Data:
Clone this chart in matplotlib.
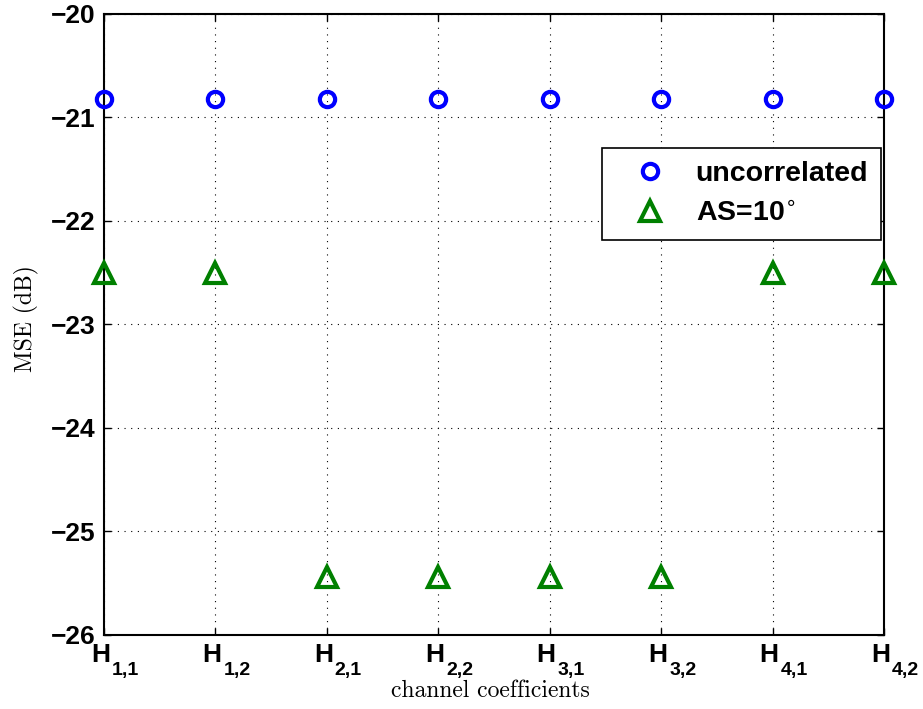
import numpy as np
import matplotlib.pyplot as plt
import matplotlib.transforms as mtransforms

labels = ['1,1', '1,2', '2,1', '2,2', '3,1', '3,2', '4,1', '4,2']
uncorrelated = [-20.82, -20.82, -20.82, -20.82, -20.82, -20.82, -20.82, -20.82]
as10 = [-22.50, -22.50, -25.44, -25.44, -25.44, -25.44, -22.50, -22.50]
yticks = [-26, -25, -24, -23, -22, -21, -20]

fig = plt.figure(figsize=(9.23, 7.09), dpi=100)
ax = fig.add_axes([0.1127, 0.1044, 0.845, 0.8759])

x = np.arange(1, len(labels) + 1)
ax.plot(x, uncorrelated, linestyle='none', marker='o', ms=11, mew=3,
        mfc='none', mec=(0, 0, 1), label='uncorrelated', clip_on=False, zorder=5)
ax.plot(x, as10, linestyle='none', marker='^', ms=15, mew=3,
        mfc='none', mec=(0, 0.5, 0), label=r'AS=10$^{\circ}$', clip_on=False, zorder=5)

ax.set_xlim(1, 8)
ax.set_ylim(-26, -20)
ax.set_xticks(x)
ax.set_xticklabels(['H'] * len(labels))
ax.set_yticks(yticks)
ax.set_yticklabels(['\u2212%d' % -v for v in yticks])

ax.tick_params(direction='in', length=5, width=1, top=True, right=True, pad=6)
ax.grid(True, linestyle=(0, (1, 5)), color='black', linewidth=0.8)
for s in ax.spines.values():
    s.set_linewidth(1.5)

for t in ax.get_yticklabels():
    t.set_fontfamily('Liberation Sans')
    t.set_fontweight('bold')
    t.set_fontsize(19)
shift = mtransforms.ScaledTranslation(6 / 100, 0, fig.dpi_scale_trans)
for t in ax.get_xticklabels():
    t.set_fontfamily('Liberation Sans')
    t.set_fontweight('bold')
    t.set_fontsize(19)
    t.set_ha('right')
    t.set_transform(t.get_transform() + shift)

# subscripts of the channel labels
for xi, l in zip(x, labels):
    ax.annotate(l, xy=(xi, 0), xycoords=ax.get_xaxis_transform(),
                xytext=(8, -27), textcoords='offset pixels', ha='left', va='top',
                fontfamily='Liberation Sans', fontweight='bold', fontsize=14,
                annotation_clip=False)

ax.set_xlabel('channel coefficients', fontfamily='cmr10', fontsize=17)
ax.xaxis.set_label_coords(0.496, -0.072)
ax.set_ylabel('MSE (dB)', fontfamily='cmr10', fontsize=17)
ax.yaxis.set_label_coords(-0.084, 0.51)

leg = ax.legend(loc='upper left', bbox_to_anchor=(0.638, 0.784), fancybox=False,
                edgecolor='black', framealpha=1, borderpad=0.45, handletextpad=0.35,
                prop={'family': 'Liberation Sans', 'weight': 'bold', 'size': 20.5},
                borderaxespad=0, handlelength=2.5, labelspacing=0.5)
leg.get_frame().set_linewidth(1.2)
leg.set_zorder(10)

fig.savefig('out.png', dpi=100)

Task details: Your task is to reproduce exactly the lines from the start of the data above through the line containing "yticks = [-26, -25, -24, -23, -22, -21, -20]", leaving every picture out.

Response to the exercise:
Clone this chart in matplotlib.
import numpy as np
import matplotlib.pyplot as plt
import matplotlib.transforms as mtransforms

labels = ['1,1', '1,2', '2,1', '2,2', '3,1', '3,2', '4,1', '4,2']
uncorrelated = [-20.82, -20.82, -20.82, -20.82, -20.82, -20.82, -20.82, -20.82]
as10 = [-22.50, -22.50, -25.44, -25.44, -25.44, -25.44, -22.50, -22.50]
yticks = [-26, -25, -24, -23, -22, -21, -20]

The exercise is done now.